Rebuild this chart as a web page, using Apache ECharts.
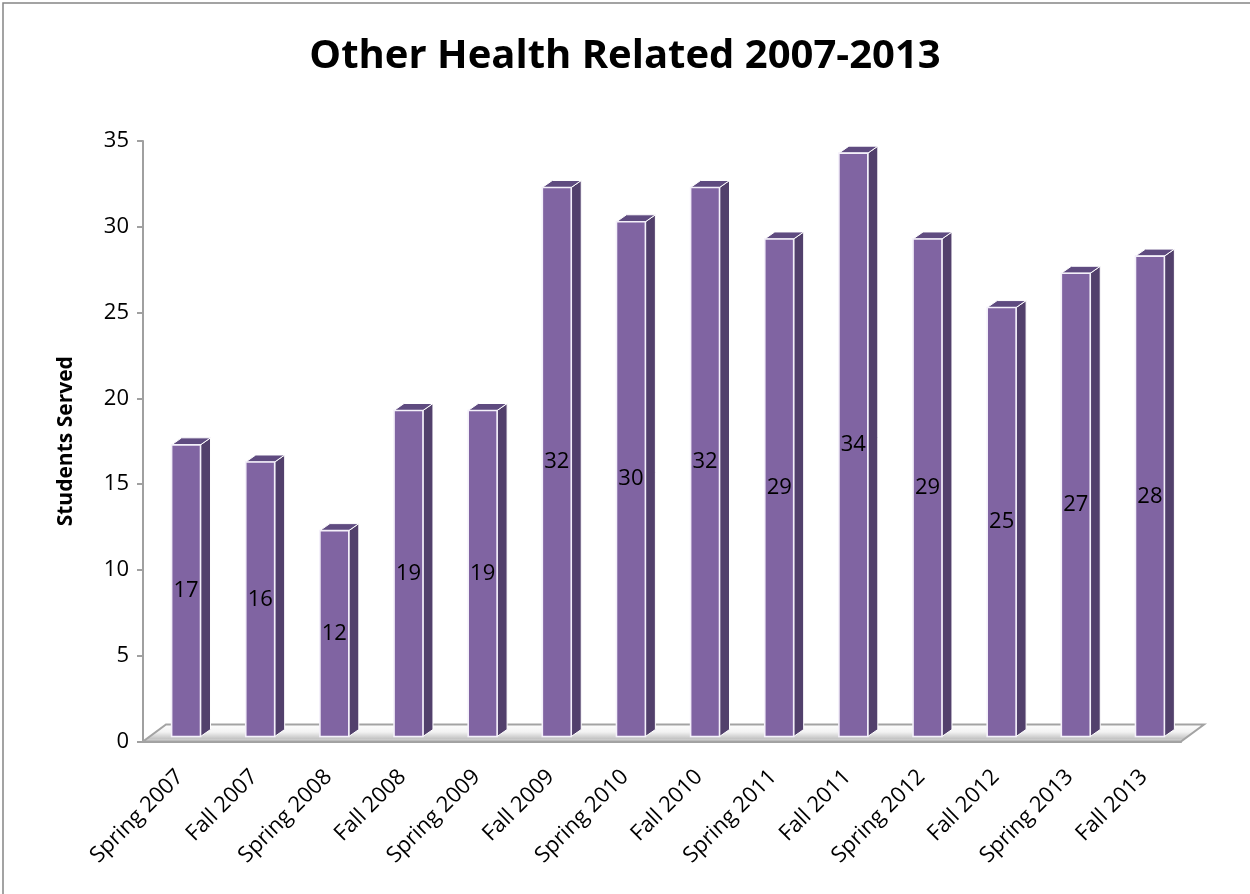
<!DOCTYPE html>
<html>
<head>
<meta charset="utf-8">
<script src="https://cdn.jsdelivr.net/npm/echarts@6/dist/echarts.min.js"></script>
<style>
  html, body { margin: 0; padding: 0; background: #fff; }
  #chart { width: 1250px; height: 894px; }
</style>
</head>
<body>
<div id="chart"></div>
<script>
// Semesters and number of students served in each
const semesters = [
  'Spring 2007', 'Fall 2007', 'Spring 2008', 'Fall 2008', 'Spring 2009',
  'Fall 2009', 'Spring 2010', 'Fall 2010', 'Spring 2011', 'Fall 2011',
  'Spring 2012', 'Fall 2012', 'Spring 2013', 'Fall 2013'
];
const studentsServed = [17, 16, 12, 19, 19, 32, 30, 32, 29, 34, 29, 25, 27, 28];

const FONT = '"Open Sans", Lato, sans-serif';

// 3D look parameters (pixels)
const BAR_SHIFT_X = 6, BAR_SHIFT_Y = -5;   // bars stand a little back on the floor
const DEPTH_X = 10, DEPTH_Y = -7;          // bar depth
const FLOOR_DX = 23, FLOOR_DY = -17;       // floor depth

const chart = echarts.init(document.getElementById('chart'), null, { renderer: 'canvas' });

function renderFloor(params, api) {
  const n = semesters.length;
  const bw = api.size([1, 0])[0];
  const left = api.coord([0, 0]);
  const right = api.coord([n - 1, 0]);
  const x0 = left[0] - bw / 2, x1 = right[0] + bw / 2, y = left[1];
  return {
    type: 'polygon',
    shape: { points: [[x0, y], [x1, y], [x1 + FLOOR_DX, y + FLOOR_DY], [x0 + FLOOR_DX, y + FLOOR_DY]] },
    style: {
      fill: new echarts.graphic.LinearGradient(0, 0, 0, 1, [
        { offset: 0, color: '#ffffff' },
        { offset: 0.45, color: '#f2f2f2' },
        { offset: 0.8, color: '#c4c4c4' },
        { offset: 1, color: '#e6e6e6' }
      ]),
      stroke: '#a3a3a3',
      lineWidth: 2
    }
  };
}

function renderBar(params, api) {
  const idx = api.value(0);
  const val = api.value(1);
  const bw = api.size([1, 0])[0];
  const w = bw * 0.39;
  const base = api.coord([idx, 0]);
  const top = api.coord([idx, val]);
  const xl = base[0] - w / 2 + BAR_SHIFT_X;
  const xr = xl + w;
  const yb = base[1] + BAR_SHIFT_Y;
  const yt = top[1] + BAR_SHIFT_Y;
  return {
    type: 'group',
    children: [
      {
        type: 'polygon',
        shape: { points: [[xr, yt], [xr + DEPTH_X, yt + DEPTH_Y], [xr + DEPTH_X, yb + DEPTH_Y], [xr, yb]] },
        style: { fill: '#52406c', stroke: '#ffffff', lineWidth: 1 }
      },
      {
        type: 'polygon',
        shape: { points: [[xl, yt], [xl + DEPTH_X, yt + DEPTH_Y], [xr + DEPTH_X, yt + DEPTH_Y], [xr, yt]] },
        style: { fill: '#5f4b80', stroke: '#ffffff', lineWidth: 1 }
      },
      {
        type: 'rect',
        shape: { x: xl, y: yt, width: w, height: yb - yt },
        style: { fill: '#8064a2', stroke: '#f4f0fa', lineWidth: 1.6 }
      },
      {
        type: 'text',
        style: {
          text: String(val),
          x: xl + w / 2,
          y: (yt + yb) / 2,
          align: 'center',
          verticalAlign: 'middle',
          fill: '#000',
          font: '22px ' + FONT
        }
      }
    ]
  };
}

chart.setOption({
  animation: false,
  backgroundColor: '#ffffff',
  title: {
    text: 'Other Health Related 2007-2013',
    left: 'center',
    top: 32,
    textStyle: { fontFamily: FONT, fontWeight: 'bold', fontSize: 40, color: '#000' }
  },
  graphic: [{
    type: 'rect',
    shape: { x: 3, y: 3, width: 1300, height: 1000 },
    style: { fill: 'none', stroke: '#858585', lineWidth: 1.5 },
    silent: true
  }],
  grid: { left: 143, right: 69, top: 141, bottom: 152.5 },
  xAxis: {
    type: 'category',
    data: semesters,
    boundaryGap: true,
    axisLine: { lineStyle: { color: '#a0a0a0', width: 2 } },
    axisTick: { length: 8, lineStyle: { color: '#a0a0a0', width: 2 } },
    axisLabel: {
      interval: 0,
      rotate: 45,
      margin: 32,
      fontFamily: FONT,
      fontSize: 22,
      color: '#000'
    }
  },
  yAxis: {
    type: 'value',
    min: 0,
    max: 35,
    interval: 5,
    name: 'Students Served',
    nameLocation: 'middle',
    nameGap: 66,
    nameTextStyle: { fontFamily: FONT, fontWeight: 'bold', fontSize: 21, color: '#000' },
    axisLine: { show: true, lineStyle: { color: '#a0a0a0', width: 2 } },
    axisTick: { show: true, length: 6, lineStyle: { color: '#a0a0a0', width: 2 } },
    splitLine: { show: false },
    axisLabel: { margin: 14, fontFamily: FONT, fontSize: 22, color: '#000' }
  },
  series: [
    {
      type: 'custom',
      name: 'floor',
      data: [[0, 0]],
      encode: { x: 0, y: 1 },
      renderItem: renderFloor,
      z: 1,
      silent: true
    },
    {
      type: 'custom',
      name: 'Students Served',
      data: studentsServed.map((v, i) => [i, v]),
      encode: { x: 0, y: 1 },
      renderItem: renderBar,
      z: 2
    }
  ]
});
</script>
</body>
</html>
++++++++
Exercise
Repeat the material above word for word, please, apart from its images.

Solved exercise
Rebuild this chart as a web page, using Apache ECharts.
<!DOCTYPE html>
<html>
<head>
<meta charset="utf-8">
<script src="https://cdn.jsdelivr.net/npm/echarts@6/dist/echarts.min.js"></script>
<style>
  html, body { margin: 0; padding: 0; background: #fff; }
  #chart { width: 1250px; height: 894px; }
</style>
</head>
<body>
<div id="chart"></div>
<script>
// Semesters and number of students served in each
const semesters = [
  'Spring 2007', 'Fall 2007', 'Spring 2008', 'Fall 2008', 'Spring 2009',
  'Fall 2009', 'Spring 2010', 'Fall 2010', 'Spring 2011', 'Fall 2011',
  'Spring 2012', 'Fall 2012', 'Spring 2013', 'Fall 2013'
];
const studentsServed = [17, 16, 12, 19, 19, 32, 30, 32, 29, 34, 29, 25, 27, 28];

const FONT = '"Open Sans", Lato, sans-serif';

// 3D look parameters (pixels)
const BAR_SHIFT_X = 6, BAR_SHIFT_Y = -5;   // bars stand a little back on the floor
const DEPTH_X = 10, DEPTH_Y = -7;          // bar depth
const FLOOR_DX = 23, FLOOR_DY = -17;       // floor depth

const chart = echarts.init(document.getElementById('chart'), null, { renderer: 'canvas' });

function renderFloor(params, api) {
  const n = semesters.length;
  const bw = api.size([1, 0])[0];
  const left = api.coord([0, 0]);
  const right = api.coord([n - 1, 0]);
  const x0 = left[0] - bw / 2, x1 = right[0] + bw / 2, y = left[1];
  return {
    type: 'polygon',
    shape: { points: [[x0, y], [x1, y], [x1 + FLOOR_DX, y + FLOOR_DY], [x0 + FLOOR_DX, y + FLOOR_DY]] },
    style: {
      fill: new echarts.graphic.LinearGradient(0, 0, 0, 1, [
        { offset: 0, color: '#ffffff' },
        { offset: 0.45, color: '#f2f2f2' },
        { offset: 0.8, color: '#c4c4c4' },
        { offset: 1, color: '#e6e6e6' }
      ]),
      stroke: '#a3a3a3',
      lineWidth: 2
    }
  };
}

function renderBar(params, api) {
  const idx = api.value(0);
  const val = api.value(1);
  const bw = api.size([1, 0])[0];
  const w = bw * 0.39;
  const base = api.coord([idx, 0]);
  const top = api.coord([idx, val]);
  const xl = base[0] - w / 2 + BAR_SHIFT_X;
  const xr = xl + w;
  const yb = base[1] + BAR_SHIFT_Y;
  const yt = top[1] + BAR_SHIFT_Y;
  return {
    type: 'group',
    children: [
      {
        type: 'polygon',
        shape: { points: [[xr, yt], [xr + DEPTH_X, yt + DEPTH_Y], [xr + DEPTH_X, yb + DEPTH_Y], [xr, yb]] },
        style: { fill: '#52406c', stroke: '#ffffff', lineWidth: 1 }
      },
      {
        type: 'polygon',
        shape: { points: [[xl, yt], [xl + DEPTH_X, yt + DEPTH_Y], [xr + DEPTH_X, yt + DEPTH_Y], [xr, yt]] },
        style: { fill: '#5f4b80', stroke: '#ffffff', lineWidth: 1 }
      },
      {
        type: 'rect',
        shape: { x: xl, y: yt, width: w, height: yb - yt },
        style: { fill: '#8064a2', stroke: '#f4f0fa', lineWidth: 1.6 }
      },
      {
        type: 'text',
        style: {
          text: String(val),
          x: xl + w / 2,
          y: (yt + yb) / 2,
          align: 'center',
          verticalAlign: 'middle',
          fill: '#000',
          font: '22px ' + FONT
        }
      }
    ]
  };
}

chart.setOption({
  animation: false,
  backgroundColor: '#ffffff',
  title: {
    text: 'Other Health Related 2007-2013',
    left: 'center',
    top: 32,
    textStyle: { fontFamily: FONT, fontWeight: 'bold', fontSize: 40, color: '#000' }
  },
  graphic: [{
    type: 'rect',
    shape: { x: 3, y: 3, width: 1300, height: 1000 },
    style: { fill: 'none', stroke: '#858585', lineWidth: 1.5 },
    silent: true
  }],
  grid: { left: 143, right: 69, top: 141, bottom: 152.5 },
  xAxis: {
    type: 'category',
    data: semesters,
    boundaryGap: true,
    axisLine: { lineStyle: { color: '#a0a0a0', width: 2 } },
    axisTick: { length: 8, lineStyle: { color: '#a0a0a0', width: 2 } },
    axisLabel: {
      interval: 0,
      rotate: 45,
      margin: 32,
      fontFamily: FONT,
      fontSize: 22,
      color: '#000'
    }
  },
  yAxis: {
    type: 'value',
    min: 0,
    max: 35,
    interval: 5,
    name: 'Students Served',
    nameLocation: 'middle',
    nameGap: 66,
    nameTextStyle: { fontFamily: FONT, fontWeight: 'bold', fontSize: 21, color: '#000' },
    axisLine: { show: true, lineStyle: { color: '#a0a0a0', width: 2 } },
    axisTick: { show: true, length: 6, lineStyle: { color: '#a0a0a0', width: 2 } },
    splitLine: { show: false },
    axisLabel: { margin: 14, fontFamily: FONT, fontSize: 22, color: '#000' }
  },
  series: [
    {
      type: 'custom',
      name: 'floor',
      data: [[0, 0]],
      encode: { x: 0, y: 1 },
      renderItem: renderFloor,
      z: 1,
      silent: true
    },
    {
      type: 'custom',
      name: 'Students Served',
      data: studentsServed.map((v, i) => [i, v]),
      encode: { x: 0, y: 1 },
      renderItem: renderBar,
      z: 2
    }
  ]
});
</script>
</body>
</html>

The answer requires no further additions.